La poesia ha resistito e continuerà a resistere a tutto e a tutti, ne sono convinto. Come ho detto prima, la frequentazione regolare dei social media, soprattutto Facebook, mi ha permesso di conoscere, e poi a volte anche di incontrare, scrittrici e scrittori di grande valore che altrimenti avrei fatto fatica a seguire, e che ora invece sono una parte importante della mia giornata, indipendentemente dal tempo effettivo dedicato a questo libro virtuale. Entrare nel proprio account Facebook può significare entrare non solo in uno spazio di scrittura e di lettura sempre attivo, sempre in evoluzione, ma addirittura nella vita di chi scrive, tra un pensiero e l’altro, tra una parola e un’altra. Quello che sto facendo io da un po’ è affidare la lettura di una mia fotografia ai versi di poesie altrui. Parto sempre dall’immagine, che riflette un momento della mia giornata, di solito la mattina presto o la sera tardi, e poi scelgo dei versi che entrano in dialogo con essa. Questa conversazione aumenta il piacere che provo leggendo poesia, mi aiuta a trovare o a creare interpretazioni nuove ai testi che leggo. In certi casi ho la sensazione che certi versi siano stati scritti proprio per quella foto. Questa illusione è di per sé una gioia e una speranza, per piccole e periferiche che siano. Eppure qualcosa smuovono, a giudicare dal numero di persone che sembrano amarle: vuol dire che hanno anche loro trovato qualcosa in quell’accostamento, in quell’invito a guardare e a leggere.

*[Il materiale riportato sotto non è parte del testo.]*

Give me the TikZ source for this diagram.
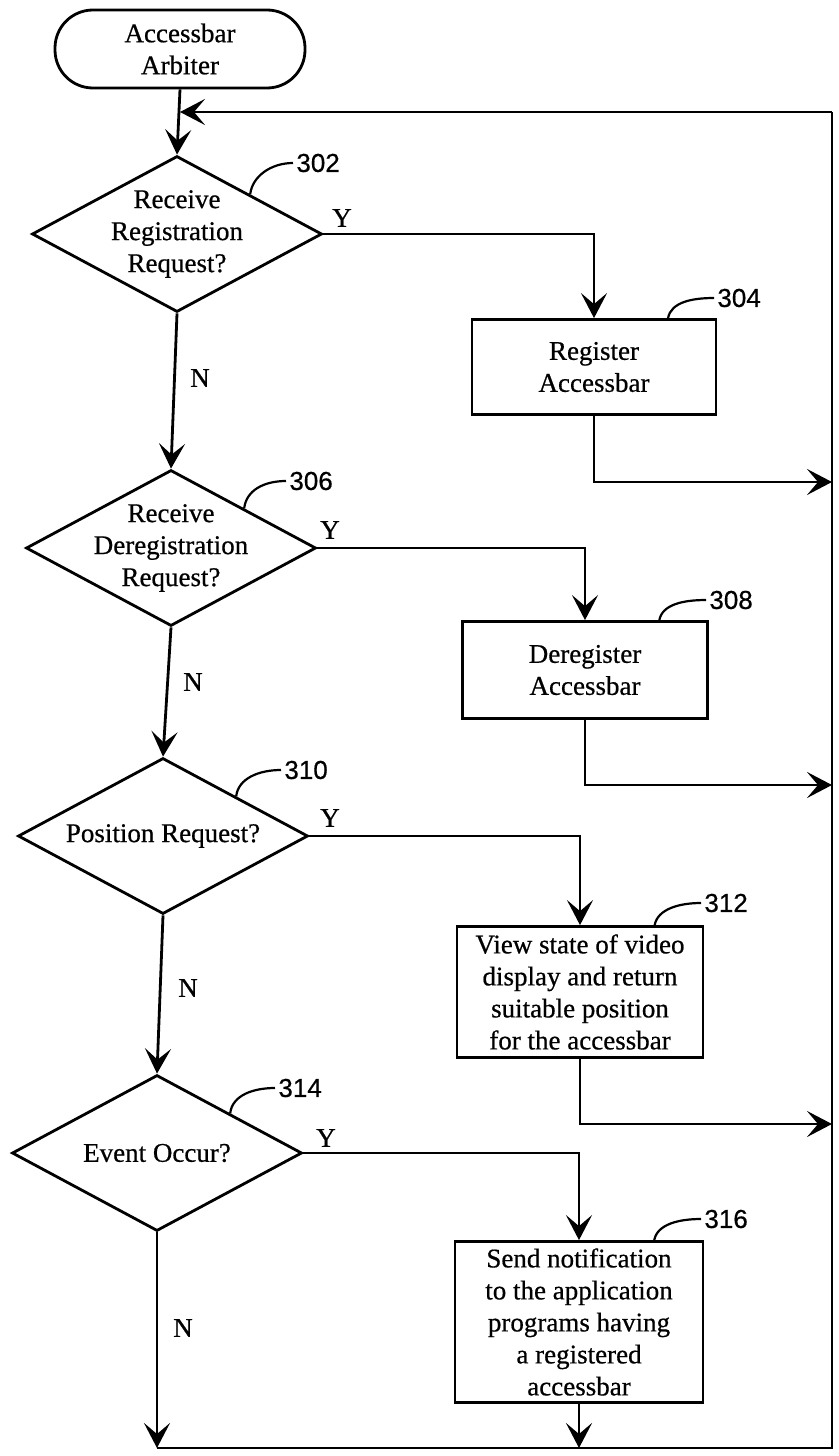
\documentclass[tikz,border=0pt]{standalone}
\usepackage{fontspec}
\setmainfont{Liberation Serif}[FakeBold=0.6]
\newfontfamily\numberfont{Liberation Sans}[FakeBold=0.6]
\usetikzlibrary{shapes.geometric,arrows.meta,calc}

\begin{document}
\begin{tikzpicture}[x=0.5pt,y=-0.5pt,
	every node/.style={font=\fontsize{13.5}{16}\selectfont},
	line/.style={line width=1.4pt},
	arr/.style={line width=1.4pt,-{Stealth[length=12.5pt,width=13pt,inset=5.5pt]}},
	decision/.style={draw,shape=diamond,line width=1.4pt,minimum width=145pt,minimum height=78pt,inner sep=0pt},
	process/.style={draw,rectangle,line width=1.4pt,align=center,inner sep=0pt},
	leader/.style={line width=1.1pt},
	numlabel/.style={anchor=west,inner sep=1.5pt}]
	\newcommand{\myfontnumbers}[1]{\numberfont\fontsize{13}{15}\selectfont{#1}}
	\useasboundingbox (0,0) rectangle (839,1456);
	%Start of the flow
	\coordinate (start) at (180,49);
	\node [draw,line width=1.4pt,rounded corners=19pt,minimum width=125pt,minimum height=39pt,align=center,inner sep=0pt] (term) at (start) {Accessbar\\Arbiter};
	%Centers of the decisions
	\coordinate (dec302) at (177,234);
	\coordinate (dec306) at (171,548);
	\coordinate (dec310) at (163,836);
	\coordinate (dec314) at (157,1153);
	\node [decision] (d302) at (dec302) {};
	\node [decision] (d306) at (dec306) {};
	\node [decision] (d310) at (dec310) {};
	\node [decision] (d314) at (dec314) {};
	\node [align=center,inner sep=0pt] (t302) at (dec302) {Receive\\Registration\\Request?};
	\node [align=center,inner sep=0pt] (t306) at (dec306) {Receive\\Deregistration\\Request?};
	\node [inner sep=0pt] (t310) at (dec310) {Position Request?};
	\node [inner sep=0pt] (t314) at (dec314) {Event Occur?};
	%Centers of the boxes
	\coordinate (box304) at (594,367);
	\coordinate (box308) at (585,670);
	\coordinate (box312) at (580,992);
	\coordinate (box316) at (579,1322);
	\node [process,minimum width=122pt,minimum height=47.5pt] (b304) at (box304) {Register\\Accessbar};
	\node [process,minimum width=122.5pt,minimum height=48.5pt] (b308) at (box308) {Deregister\\Accessbar};
	\node [process,minimum width=123pt,minimum height=65.5pt] (b312) at (box312) {View state of video\\display and return\\suitable position\\for the accessbar};
	\node [process,minimum width=124pt,minimum height=80.5pt] (b316) at (box316) {Send notification\\to the application\\programs having\\a registered\\accessbar};
	%Reference numbers
	\node [numlabel] (l302) at (293,163) {\myfontnumbers{302}};
	\node [numlabel] (l306) at (286,481) {\myfontnumbers{306}};
	\node [numlabel] (l310) at (281,770) {\myfontnumbers{310}};
	\node [numlabel] (l314) at (275,1088) {\myfontnumbers{314}};
	\node [numlabel] (l304) at (714,298) {\myfontnumbers{304}};
	\node [numlabel] (l308) at (706,600) {\myfontnumbers{308}};
	\node [numlabel] (l312) at (701,903) {\myfontnumbers{312}};
	\node [numlabel] (l316) at (701,1219) {\myfontnumbers{316}};
	\draw [leader] (d302.north east) .. controls +(2,-18) and +(-22,0) .. (l302.west);
	\draw [leader] (d306.north east) .. controls +(2,-18) and +(-22,0) .. (l306.west);
	\draw [leader] (d310.north east) .. controls +(2,-18) and +(-22,0) .. (l310.west);
	\draw [leader] (d314.north east) .. controls +(2,-18) and +(-22,0) .. (l314.west);
	\draw [leader] ($(b304.north)!0.6!(b304.north east)$) .. controls +(3,-16) and +(-22,0) .. (l304.west);
	\draw [leader] ($(b308.north)!0.6!(b308.north east)$) .. controls +(3,-16) and +(-22,0) .. (l308.west);
	\draw [leader] ($(b312.north)!0.6!(b312.north east)$) .. controls +(3,-16) and +(-22,0) .. (l312.west);
	\draw [leader] ($(b316.north)!0.6!(b316.north east)$) .. controls +(3,-16) and +(-22,0) .. (l316.west);
	%Y and N
	\node [inner sep=0pt] (y302) at (342,218) {Y};
	\node [inner sep=0pt] (y306) at (330,530) {Y};
	\node [inner sep=0pt] (y310) at (330,818) {Y};
	\node [inner sep=0pt] (y314) at (326,1138) {Y};
	\node [inner sep=0pt] (n302) at (200,378) {N};
	\node [inner sep=0pt] (n306) at (193,682) {N};
	\node [inner sep=0pt] (n310) at (188,988) {N};
	\node [inner sep=0pt] (n314) at (183,1328) {N};
	%The loop back on the right
	\coordinate (busTop) at (832,112);
	\coordinate (busBot) at (832,1448);
	\coordinate (merge) at (180,112);
	\coordinate (in304) at (832,482);
	\coordinate (in308) at (832,785);
	\coordinate (in312) at (832,1124);
	%Main column
	\draw [arr] (term.south) -- (d302.north);
	\draw [arr] (d302.south) -- (d306.north);
	\draw [arr] (d306.south) -- (d310.north);
	\draw [arr] (d310.south) -- (d314.north);
	\draw [arr] (d314.south) -- (d314.south |- busBot);
	%Yes branches
	\draw [arr] (d302.east) -| (b304.north);
	\draw [arr] (d306.east) -| (b308.north);
	\draw [arr] (d310.east) -| (b312.north);
	\draw [arr] (d314.east) -| (b316.north);
	\draw [arr] (b304.south) |- (in304);
	\draw [arr] (b308.south) |- (in308);
	\draw [arr] (b312.south) |- (in312);
	\draw [arr] (b316.south) -- (b316.south |- busBot);
	\draw [line] (d314.south |- busBot) -- (busBot) -- (busTop);
	\draw [arr] (busTop) -- (merge);
\end{tikzpicture}
\end{document}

Torniamo dall’oggi dei social al tempo. Quanto profonda era la relazione di Heaney col latino e il mondo classico? “Noli timere” sono le sue due ultime parole. Oltre a rappresentare uno struggente atto d’amore a sua moglie e alla vita, che cosa ci dice questo di lui?

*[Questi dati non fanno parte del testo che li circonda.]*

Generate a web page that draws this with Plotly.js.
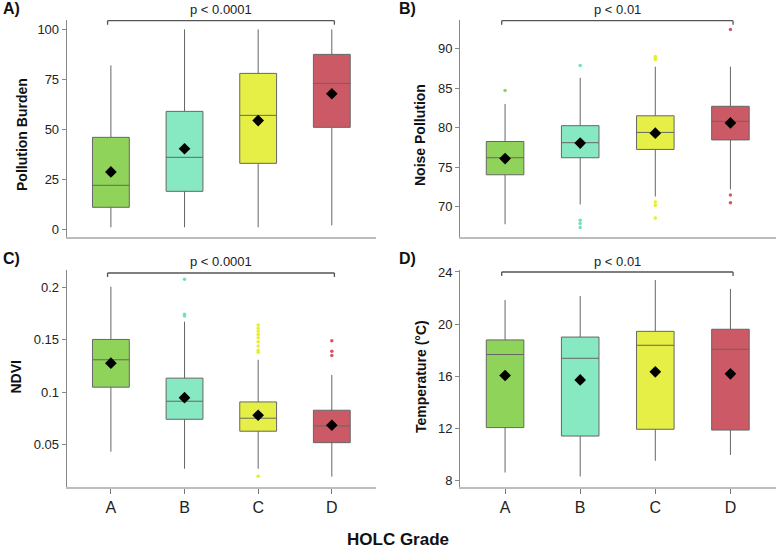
<!DOCTYPE html>
<html>
<head>
<meta charset="utf-8">
<script src="https://cdn.plot.ly/plotly-3.0.1.min.js"></script>
<style>html,body{margin:0;padding:0;background:#fff;}#chart{width:776px;height:550px;}</style>
</head>
<body>
<div id="chart"></div>
<script>
// ---- Data ----
const grades = ['A', 'B', 'C', 'D'];
const gradeColors = ['#8fd35a', '#87e9c2', '#e6ef45', '#cc5a66'];
const outlierColors = ['#8fd35a', '#6fe2bf', '#e6ef2a', '#d2596a'];

// A) Pollution Burden
const pbLow  = [1, 1, 1, 2];
const pbQ1   = [11, 19, 33, 51];
const pbMed  = [22, 36, 57, 73];
const pbQ3   = [46, 59, 78, 87.5];
const pbHigh = [82, 100, 100, 100];
const pbMean = [28.7, 40.3, 54.4, 67.8];
const pbOut  = [[], [], [], []];

// B) Noise Pollution
const nzLow  = [67.8, 70.3, 71.3, 72.2];
const nzQ1   = [74.05, 76.2, 77.25, 78.45];
const nzMed  = [76.2, 78.1, 79.4, 80.8];
const nzQ3   = [78.25, 80.25, 81.5, 82.7];
const nzHigh = [83.0, 86.3, 87.7, 87.7];
const nzMean = [76.1, 78.05, 79.3, 80.6];
const nzOut  = [[84.7], [87.85, 68.3, 67.9, 67.4], [88.6, 88.8, 89.0, 70.6, 70.2, 68.6], [92.4, 71.5, 70.5]];

// C) NDVI
const ndLow  = [0.0433, 0.0271, 0.027, 0.0195];
const ndQ1   = [0.1048, 0.0742, 0.0628, 0.0519];
const ndMed  = [0.1309, 0.0914, 0.0752, 0.0678];
const ndQ3   = [0.1503, 0.1134, 0.0907, 0.0828];
const ndHigh = [0.2006, 0.1672, 0.1309, 0.1165];
const ndMean = [0.1277, 0.0948, 0.078, 0.0685];
const ndOut  = [[], [0.2077, 0.1742, 0.1726], [0.164, 0.161, 0.158, 0.155, 0.152, 0.148, 0.144, 0.140, 0.138, 0.0198], [0.149, 0.1391, 0.1349]];

// D) Temperature
const tpLow  = [8.6, 8.3, 9.5, 9.95];
const tpQ1   = [12.05, 11.4, 11.92, 11.86];
const tpMed  = [17.66, 17.37, 18.37, 18.06];
const tpQ3   = [18.78, 19.0, 19.44, 19.6];
const tpHigh = [21.84, 22.15, 23.38, 22.7];
const tpMean = [16.05, 15.71, 16.33, 16.18];
const tpOut  = [[], [], [], []];

const panels = [
  {xa: 'x',  ya: 'y',  low: pbLow, q1: pbQ1, med: pbMed, q3: pbQ3, high: pbHigh, mean: pbMean, out: pbOut},
  {xa: 'x2', ya: 'y2', low: nzLow, q1: nzQ1, med: nzMed, q3: nzQ3, high: nzHigh, mean: nzMean, out: nzOut},
  {xa: 'x3', ya: 'y3', low: ndLow, q1: ndQ1, med: ndMed, q3: ndQ3, high: ndHigh, mean: ndMean, out: ndOut},
  {xa: 'x4', ya: 'y4', low: tpLow, q1: tpQ1, med: tpMed, q3: tpQ3, high: tpHigh, mean: tpMean, out: tpOut}
];

// ---- Traces ----
const traces = [];
panels.forEach(p => {
  grades.forEach((g, i) => {
    traces.push({
      type: 'box', xaxis: p.xa, yaxis: p.ya,
      x: [g], q1: [p.q1[i]], median: [p.med[i]], q3: [p.q3[i]],
      lowerfence: [p.low[i]], upperfence: [p.high[i]],
      fillcolor: gradeColors[i], line: {color: '#666', width: 1},
      whiskerwidth: 0, width: 0.5, boxpoints: false, showlegend: false, hoverinfo: 'skip'
    });
  });
  grades.forEach((g, i) => {
    if (p.out[i].length) {
      traces.push({
        type: 'scatter', mode: 'markers', xaxis: p.xa, yaxis: p.ya,
        x: p.out[i].map(() => g), y: p.out[i],
        marker: {color: outlierColors[i], size: 3.5},
        showlegend: false, hoverinfo: 'skip'
      });
    }
  });
  traces.push({
    type: 'scatter', mode: 'markers', xaxis: p.xa, yaxis: p.ya,
    x: grades, y: p.mean,
    marker: {symbol: 'diamond', color: '#000', size: 9, line: {width: 0}},
    showlegend: false, hoverinfo: 'skip'
  });
});

// ---- Layout ----
const W = 776, H = 550;
const px = v => v / W;
const py = v => 1 - v / H;
const font = 'Liberation Sans, Arial, Helvetica, sans-serif';

function xax(domain, showLabels) {
  return {
    domain: domain, type: 'category', categoryorder: 'array', categoryarray: grades,
    range: [-0.6, 3.6], showline: true, linecolor: '#bdbdbd', linewidth: 2,
    showgrid: false, zeroline: false, fixedrange: true,
    ticks: showLabels ? 'outside' : '', ticklen: 5, tickcolor: '#777', tickwidth: 1,
    showticklabels: showLabels, tickfont: {family: font, size: 16, color: '#222'}
  };
}
function yax(domain, anchor, range, tickvals, ticktext) {
  return {
    domain: domain, anchor: anchor, range: range, tickvals: tickvals, ticktext: ticktext,
    showline: true, linecolor: '#888', linewidth: 1, showgrid: false, zeroline: false,
    ticks: 'outside', ticklen: 4, tickcolor: '#888', tickwidth: 1, fixedrange: true,
    tickfont: {family: font, size: 13, color: '#222'}
  };
}

const topY = [py(237.3), py(20)];
const botY = [py(486.7), py(270)];
const leftX = [px(66.7), px(376)];
const rightX = [px(460), px(775.5)];

const layout = {
  width: W, height: H, margin: {l: 0, r: 0, t: 0, b: 0},
  paper_bgcolor: '#fff', plot_bgcolor: '#fff', showlegend: false,
  font: {family: font, color: '#222'},
  xaxis:  Object.assign(xax(leftX, false),  {anchor: 'y'}),
  xaxis2: Object.assign(xax(rightX, false), {anchor: 'y2'}),
  xaxis3: Object.assign(xax(leftX, true),   {anchor: 'y3'}),
  xaxis4: Object.assign(xax(rightX, true),  {anchor: 'y4'}),
  yaxis:  yax(topY, 'x',  [-4, 104.7], [0, 25, 50, 75, 100], ['0', '25', '50', '75', '100']),
  yaxis2: yax(topY, 'x2', [66.15, 93.6], [70, 75, 80, 85, 90], ['70', '75', '80', '85', '90']),
  yaxis3: yax(botY, 'x3', [0.0099, 0.2165], [0.05, 0.1, 0.15, 0.2], ['0.05', '0.1', '0.15', '0.2']),
  yaxis4: yax(botY, 'x4', [7.51, 24.15], [8, 12, 16, 20, 24], ['8', '12', '16', '20', '24']),
  shapes: [],
  annotations: []
};

// Brackets and p-values
const brackets = [
  {xref: 'x',  yPix: 20.7,  label: 'p < 0.0001', textPix: 9.5},
  {xref: 'x2', yPix: 20.7,  label: 'p < 0.01',   textPix: 9.5},
  {xref: 'x3', yPix: 273.0, label: 'p < 0.0001', textPix: 261.5},
  {xref: 'x4', yPix: 272.0, label: 'p < 0.01',   textPix: 261.0}
];
brackets.forEach(b => {
  const ln = {color: '#555', width: 1.3};
  layout.shapes.push({type: 'line', xref: b.xref, yref: 'paper', x0: -0.045, x1: 3.035, y0: py(b.yPix), y1: py(b.yPix), line: ln});
  layout.shapes.push({type: 'line', xref: b.xref, yref: 'paper', x0: -0.045, x1: -0.045, y0: py(b.yPix), y1: py(b.yPix + 4), line: ln});
  layout.shapes.push({type: 'line', xref: b.xref, yref: 'paper', x0: 3.035, x1: 3.035, y0: py(b.yPix), y1: py(b.yPix + 4), line: ln});
  layout.annotations.push({xref: b.xref, yref: 'paper', x: 1.5, y: py(b.textPix), text: b.label, showarrow: false,
    xanchor: 'center', yanchor: 'middle', font: {family: font, size: 13, color: '#222'}});
});

// Panel labels
[['A)', 1, 9], ['B)', 397, 9], ['C)', 1, 258], ['D)', 397, 258]].forEach(([t, x, y]) => {
  layout.annotations.push({xref: 'paper', yref: 'paper', x: px(x), y: py(y), text: '<b>' + t + '</b>', showarrow: false,
    xanchor: 'left', yanchor: 'middle', font: {family: font, size: 16, color: '#111'}});
});

// Y axis titles
[['Pollution Burden', 22, 135], ['Noise Pollution', 420, 135], ['NDVI', 15.5, 377], ['Temperature (°C)', 420.5, 376.5]].forEach(([t, x, y]) => {
  layout.annotations.push({xref: 'paper', yref: 'paper', x: px(x), y: py(y), text: '<b>' + t + '</b>', showarrow: false,
    textangle: -90, xanchor: 'center', yanchor: 'middle', font: {family: font, size: 14, color: '#111'}});
});

// Shared x title
layout.annotations.push({xref: 'paper', yref: 'paper', x: px(398), y: py(539), text: '<b>HOLC Grade</b>', showarrow: false,
  xanchor: 'center', yanchor: 'middle', font: {family: font, size: 17, color: '#111'}});

Plotly.newPlot('chart', traces, layout, {staticPlot: true, displayModeBar: false});
</script>
</body>
</html>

Il latino, da tanti punti di vista, è sempre stato un punto di riferimento intellettuale (e, all’inizio e forse anche alla fine, spirituale): dalle prime lezioni mattutine con Master Murphy alla scuola elementare di Anahorish, alle lezioni con Father McGlinchey negli anni delle superiori a St Columb’s College, dove inizia un rapporto particolare con l’Eneide di Virgilio. Non mi ha quindi sorpreso che tra le sue carte sia stata ritrovata e pubblicata la traduzione del liber sextus, libro preferito da Father McGlinchey, che per ragioni curriculari dovette però tralasciarlo. Heaney aveva iniziato a tradurre questa parte dell’Eneide, in cui Enea scende negli inferi a incontrare il padre Anchise, dopo la morte del padre Patrick: alcuni versi, con il titolo Il ramo d’oro, aprono la raccolta Vedere le cose (1991). Inoltre, tra i versi di Heaney fanno capolino Orazio e forse anche Lucrezio: c’è, infatti, chi ha accostato proprio l’estremo “noli timere” inviato per sms alla moglie negli istanti prima di morire ad alcuni versi (110-112) del primo libro del De rerum natura (“nunc ratio nulla est restandi, nulla facultas,/ aeternas quoniam poenas in morte timendum./ ignoratur enim quae sit natura animai”).

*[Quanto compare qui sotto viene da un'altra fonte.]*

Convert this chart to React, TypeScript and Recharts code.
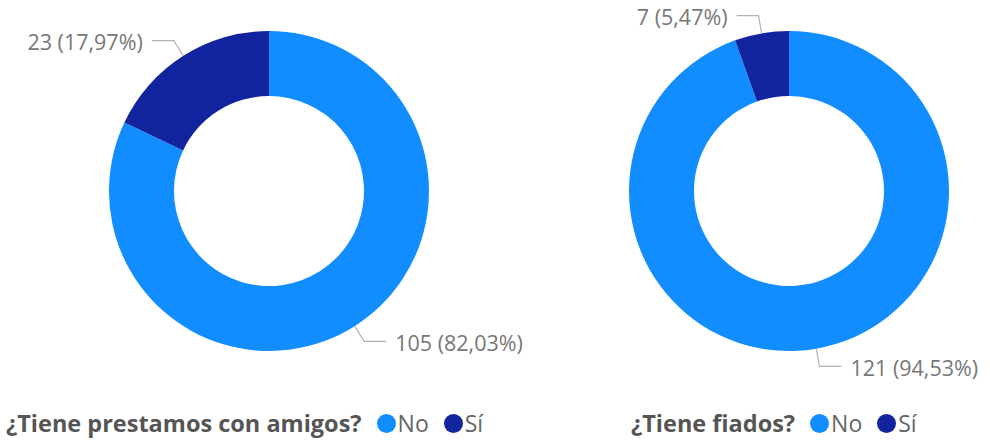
import { PieChart, Pie, Cell, Legend } from 'recharts';

const categories = ['No', 'Sí'];
const prestamosValues = [105, 23];
const fiadosValues = [121, 7];
const titles = ['¿Tiene prestamos con amigos?', '¿Tiene fiados?'];
const colors = ['#118DFF', '#12239E'];

const FONT = '"Open Sans", "Noto Sans", sans-serif';
const RADIAN = Math.PI / 180;

const toRows = (values: number[]) => {
  const total = values.reduce((a, b) => a + b, 0);
  return categories.map((name, i) => ({
    name,
    value: values[i],
    pct: ((values[i] / total) * 100).toFixed(2).replace('.', ','),
  }));
};

const renderLabel = (props: any) => {
  const { cx, cy, midAngle, outerRadius, value, payload } = props;
  const cos = Math.cos(-midAngle * RADIAN);
  const sin = Math.sin(-midAngle * RADIAN);
  const sx = cx + outerRadius * cos;
  const sy = cy + outerRadius * sin;
  const mx = cx + (outerRadius + 18) * cos;
  const my = cy + (outerRadius + 18) * sin;
  const dir = cos >= 0 ? 1 : -1;
  const ex = mx + dir * 22;
  return (
    <g>
      <path d={`M${sx},${sy}L${mx},${my}L${ex},${my}`} stroke="#b3b3b3" strokeWidth={1.2} fill="none" />
      <text
        x={ex + dir * 9}
        y={my + 1}
        textAnchor={dir > 0 ? 'start' : 'end'}
        dominantBaseline="central"
        fill="#777"
        fontSize={21.5}
        fontFamily={FONT}
      >
        {`${value} (${payload.pct}%)`}
      </text>
    </g>
  );
};

const LegendContent = ({ title, left }: { title: string; left: number }) => (
  <div
    style={{
      display: 'flex',
      alignItems: 'center',
      fontFamily: FONT,
      paddingLeft: left,
      whiteSpace: 'nowrap',
    }}
  >
    <span style={{ fontWeight: 700, fontSize: 23.5, color: '#555', marginRight: 15 }}>{title}</span>
    {categories.map((c, i) => (
      <span key={c} style={{ display: 'flex', alignItems: 'center', marginRight: 15 }}>
        <span
          style={{
            width: 19,
            height: 19,
            borderRadius: '50%',
            background: colors[i],
            display: 'inline-block',
            marginRight: 2,
          }}
        />
        <span style={{ fontSize: 23, color: '#666' }}>{c}</span>
      </span>
    ))}
  </div>
);

const Donut = ({
  values,
  title,
  width,
  cx,
  legendLeft,
}: {
  values: number[];
  title: string;
  width: number;
  cx: number;
  legendLeft: number;
}) => (
  <PieChart width={width} height={442} margin={{ top: 0, right: 0, bottom: 0, left: 0 }}>
    <Pie
      data={toRows(values)}
      dataKey="value"
      nameKey="name"
      cx={cx}
      cy={191}
      innerRadius={95}
      outerRadius={160}
      startAngle={90}
      endAngle={-270}
      stroke="none"
      label={renderLabel}
      labelLine={false}
      isAnimationActive={false}
    >
      {categories.map((c, i) => (
        <Cell key={c} fill={colors[i]} />
      ))}
    </Pie>
    <Legend
      verticalAlign="bottom"
      align="left"
      wrapperStyle={{ bottom: 3, left: 0, width }}
      content={() => <LegendContent title={title} left={legendLeft} />}
    />
  </PieChart>
);

export default function App() {
  return (
    <div style={{ position: 'fixed', top: 0, left: 0, width: 990, height: 442, background: '#fff' }}>
      <div style={{ position: 'absolute', left: 0, top: 0 }}>
        <Donut values={prestamosValues} title={titles[0]} width={600} cx={269} legendLeft={6} />
      </div>
      <div style={{ position: 'absolute', left: 600, top: 0 }}>
        <Donut values={fiadosValues} title={titles[1]} width={390} cx={189} legendLeft={31} />
      </div>
    </div>
  );
}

Il latino, e Heaney lo ha ricordato in diverse circostanze, è rimasto il legame più fertile e duraturo con la matrice e la ritualità cattolica della propria identità culturale, senza dubbio come modello etico-estetico: penso, da una parte, alla simbologia e ai misteri della messa (un’esperienza quotidiana negli anni trascorsi al St Columb’s College), e dall’altra penso alle modalità di integritas, consonantia, claritas proposte da San Tommaso d’Acquino e assorbite anche grazie, per così dire, alla mediazione letteraria di James Joyce.
Bisogna poi, seppure per sommi capi, ricordare anche il ruolo della mitologia e della letteratura classica greca: un incontro altrettanto formativo e fertile che ha trovato nelle tre traduzioni sofoclee (due complete, una soltanto iniziata ma ugualmente importante) l’espressione più forte. E le parole con cui si chiude What Passed at Colonus — un passo da Edipo a Colono che Heaney tradusse come omaggio in memoriam del grande poeta polacco suo amico, Milosz — sono come mi immagino che Heaney se ne sia andato la mattina del 30 agosto 2013: “down to where/ Light has gone out but the door stands open”.